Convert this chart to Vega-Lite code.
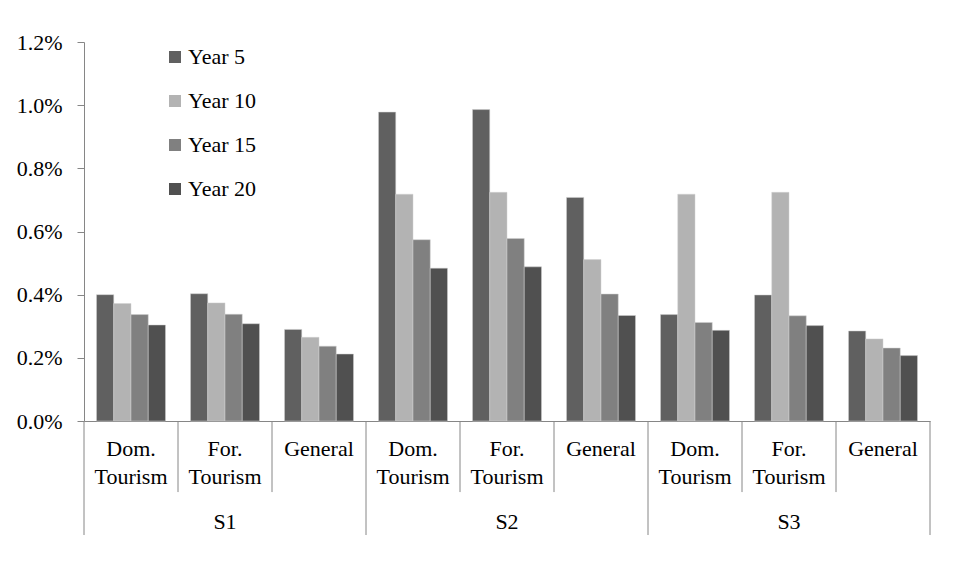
{
  "$schema": "https://vega.github.io/schema/vega-lite/v6.json",
  "autosize": "none",
  "width": 846,
  "height": 379,
  "padding": {"left": 84, "top": 42, "right": 33, "bottom": 160},
  "background": "white",
  "config": {
    "view": {"stroke": null},
    "font": "Times New Roman, Times, Liberation Serif, DejaVu Serif, serif",
    "axis": {"labelFont": "Times New Roman, Times, Liberation Serif, DejaVu Serif, serif", "labelColor": "#000000", "domainColor": "#868686", "tickColor": "#868686"},
    "legend": {"labelFont": "Times New Roman, Times, Liberation Serif, DejaVu Serif, serif"},
    "text": {"font": "Times New Roman, Times, Liberation Serif, DejaVu Serif, serif"}
  },
  "datasets": {
    "bars": [
      {"cat": "S1|Dom. Tourism", "year": "Year 5", "value": 0.00400},
      {"cat": "S1|Dom. Tourism", "year": "Year 10", "value": 0.00372},
      {"cat": "S1|Dom. Tourism", "year": "Year 15", "value": 0.00337},
      {"cat": "S1|Dom. Tourism", "year": "Year 20", "value": 0.00304},
      {"cat": "S1|For. Tourism", "year": "Year 5", "value": 0.00403},
      {"cat": "S1|For. Tourism", "year": "Year 10", "value": 0.00374},
      {"cat": "S1|For. Tourism", "year": "Year 15", "value": 0.00338},
      {"cat": "S1|For. Tourism", "year": "Year 20", "value": 0.00308},
      {"cat": "S1|General", "year": "Year 5", "value": 0.00290},
      {"cat": "S1|General", "year": "Year 10", "value": 0.00265},
      {"cat": "S1|General", "year": "Year 15", "value": 0.00237},
      {"cat": "S1|General", "year": "Year 20", "value": 0.00212},
      {"cat": "S2|Dom. Tourism", "year": "Year 5", "value": 0.00978},
      {"cat": "S2|Dom. Tourism", "year": "Year 10", "value": 0.00718},
      {"cat": "S2|Dom. Tourism", "year": "Year 15", "value": 0.00574},
      {"cat": "S2|Dom. Tourism", "year": "Year 20", "value": 0.00484},
      {"cat": "S2|For. Tourism", "year": "Year 5", "value": 0.00986},
      {"cat": "S2|For. Tourism", "year": "Year 10", "value": 0.00724},
      {"cat": "S2|For. Tourism", "year": "Year 15", "value": 0.00578},
      {"cat": "S2|For. Tourism", "year": "Year 20", "value": 0.00488},
      {"cat": "S2|General", "year": "Year 5", "value": 0.00708},
      {"cat": "S2|General", "year": "Year 10", "value": 0.00511},
      {"cat": "S2|General", "year": "Year 15", "value": 0.00402},
      {"cat": "S2|General", "year": "Year 20", "value": 0.00334},
      {"cat": "S3|Dom. Tourism", "year": "Year 5", "value": 0.00337},
      {"cat": "S3|Dom. Tourism", "year": "Year 10", "value": 0.00718},
      {"cat": "S3|Dom. Tourism", "year": "Year 15", "value": 0.00312},
      {"cat": "S3|Dom. Tourism", "year": "Year 20", "value": 0.00287},
      {"cat": "S3|For. Tourism", "year": "Year 5", "value": 0.00399},
      {"cat": "S3|For. Tourism", "year": "Year 10", "value": 0.00724},
      {"cat": "S3|For. Tourism", "year": "Year 15", "value": 0.00333},
      {"cat": "S3|For. Tourism", "year": "Year 20", "value": 0.00302},
      {"cat": "S3|General", "year": "Year 5", "value": 0.00285},
      {"cat": "S3|General", "year": "Year 10", "value": 0.00260},
      {"cat": "S3|General", "year": "Year 15", "value": 0.00231},
      {"cat": "S3|General", "year": "Year 20", "value": 0.00207}
    ],
    "groupStarts": [
      {"cat": "S1|Dom. Tourism"},
      {"cat": "S2|Dom. Tourism"},
      {"cat": "S3|Dom. Tourism"}
    ],
    "groupEnd": [
      {"cat": "S3|General"}
    ],
    "subStarts": [
      {"cat": "S1|For. Tourism"},
      {"cat": "S1|General"},
      {"cat": "S2|For. Tourism"},
      {"cat": "S2|General"},
      {"cat": "S3|For. Tourism"},
      {"cat": "S3|General"}
    ],
    "scenarios": [
      {"cat": "S1|For. Tourism", "scenario": "S1"},
      {"cat": "S2|For. Tourism", "scenario": "S2"},
      {"cat": "S3|For. Tourism", "scenario": "S3"}
    ]
  },
  "layer": [
    {
      "data": {"name": "bars"},
      "mark": {"type": "bar", "stroke": "#d0d0d0", "strokeWidth": 0.5},
      "encoding": {
        "x": {
          "field": "cat", "type": "nominal",
          "scale": {"domain": ["S1|Dom. Tourism", "S1|For. Tourism", "S1|General", "S2|Dom. Tourism", "S2|For. Tourism", "S2|General", "S3|Dom. Tourism", "S3|For. Tourism", "S3|General"], "paddingInner": 0, "paddingOuter": 0},
          "axis": {
            "title": null, "ticks": false, "labelAngle": 0,
            "labelExpr": "split(split(datum.label, '|')[1], ' ')",
            "labelFontSize": 22, "labelLineHeight": 28, "labelBaseline": "top",
            "labelPadding": 17, "labelOverlap": false, "labelLimit": 200, "domainWidth": 1
          }
        },
        "xOffset": {
          "field": "year", "type": "nominal",
          "scale": {"domain": ["Year 5", "Year 10", "Year 15", "Year 20"], "paddingInner": 0, "paddingOuter": 0.725}
        },
        "y": {
          "field": "value", "type": "quantitative",
          "scale": {"domain": [0, 0.012], "nice": false},
          "axis": {
            "title": null, "format": ".1%", "values": [0, 0.002, 0.004, 0.006, 0.008, 0.010, 0.012],
            "grid": false, "tickSize": 7, "labelPadding": 15, "labelFontSize": 22, "domainWidth": 1
          }
        },
        "color": {
          "field": "year", "type": "nominal",
          "scale": {"domain": ["Year 5", "Year 10", "Year 15", "Year 20"], "range": ["#606060", "#b3b3b3", "#808080", "#505050"]},
          "legend": {
            "title": null, "orient": "none", "legendX": 80, "legendY": 4,
            "symbolType": "square", "symbolSize": 144, "symbolStrokeWidth": 0,
            "labelFontSize": 22, "labelOffset": 2, "rowPadding": 22, "labelColor": "#000000"
          }
        }
      }
    },
    {
      "data": {"name": "groupStarts"},
      "mark": {"type": "rule", "color": "#868686", "strokeWidth": 1},
      "encoding": {
        "x": {"field": "cat", "type": "nominal", "bandPosition": 0},
        "y": {"datum": 0, "type": "quantitative"},
        "y2": {"datum": -0.00361}
      }
    },
    {
      "data": {"name": "groupEnd"},
      "mark": {"type": "rule", "color": "#868686", "strokeWidth": 1},
      "encoding": {
        "x": {"field": "cat", "type": "nominal", "bandPosition": 1},
        "y": {"datum": 0, "type": "quantitative"},
        "y2": {"datum": -0.00361}
      }
    },
    {
      "data": {"name": "subStarts"},
      "mark": {"type": "rule", "color": "#868686", "strokeWidth": 1},
      "encoding": {
        "x": {"field": "cat", "type": "nominal", "bandPosition": 0},
        "y": {"datum": 0, "type": "quantitative"},
        "y2": {"datum": -0.00225}
      }
    },
    {
      "data": {"name": "scenarios"},
      "mark": {"type": "text", "fontSize": 22, "color": "#000000", "baseline": "middle", "align": "center"},
      "encoding": {
        "x": {"field": "cat", "type": "nominal"},
        "y": {"datum": -0.0032, "type": "quantitative"},
        "text": {"field": "scenario"}
      }
    }
  ]
}
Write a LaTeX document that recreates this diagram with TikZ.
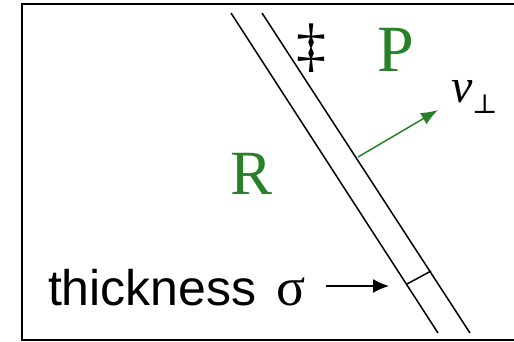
\documentclass[tikz,border=0pt]{standalone}
\usepackage{fontspec}
\setmainfont{Liberation Sans}
\newfontfamily\seriffont{Liberation Serif}
\newfontfamily\symbfont{DejaVu Serif}
\usetikzlibrary{arrows.meta}
\definecolor{leafgreen}{RGB}{40,128,40}
\begin{document}
\begin{tikzpicture}[x=1pt,y=-1pt,
  frame/.style={line width=2.6pt},
  wall/.style={line width=1.5pt},
  lbl/.style={inner sep=0pt, outer sep=0pt},
  greenarrow/.style={leafgreen, line width=1.5pt, -{Latex[length=17pt,width=13pt]}},
  blackarrow/.style={line width=1.5pt, -{Latex[length=16pt,width=14pt]}}]
\useasboundingbox (0,0) rectangle (514,342);
\draw[frame] (514,4) -- (22,4) -- (22,340) -- (514,340);
\coordinate (a1) at (231,13); \coordinate (a2) at (438,333);
\coordinate (b1) at (262,13); \coordinate (b2) at (470,333);
\draw[wall] (a1) -- (a2);
\draw[wall] (b1) -- (b2);
\coordinate (t1) at (407,284); \coordinate (t2) at (431,271);
\draw[wall] (t1) -- (t2);
\node[lbl, font=\seriffont\fontsize{66}{66}\selectfont, text=leafgreen] (P) at (396,50) {P};
\node[lbl, font=\seriffont\fontsize{63}{63}\selectfont, text=leafgreen] (R) at (252,174) {R};
\node[lbl, font=\seriffont\fontsize{60}{60}\selectfont] (dd) at (311,48) {‡};
\node[lbl, anchor=base west] (v) at (451,103) {\seriffont\itshape\fontsize{48}{48}\selectfont v};
\node[lbl, anchor=base west] (perp) at (472,114) {\symbfont\fontsize{27}{27}\selectfont ⊥};
\coordinate (vs) at (358,157);
\coordinate (vt) at (438,110);
\draw[greenarrow] (vs) -- (vt);
\node[lbl, anchor=base west] (th) at (48,305) {\fontsize{50}{50}\selectfont thickness};
\node[lbl, anchor=base west] (sg) at (276,305) {\seriffont\fontsize{54}{54}\selectfont σ};
\coordinate (as) at (326,286);
\coordinate (ae) at (389,286);
\draw[blackarrow] (as) -- (ae);
\end{tikzpicture}
\end{document}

◆ Exercise brief: Gather from the entries above all lines that include the string "this".

◆ Completed exercise:
Convert this chart to Vega-Lite code.
Write a LaTeX document that recreates this diagram with TikZ.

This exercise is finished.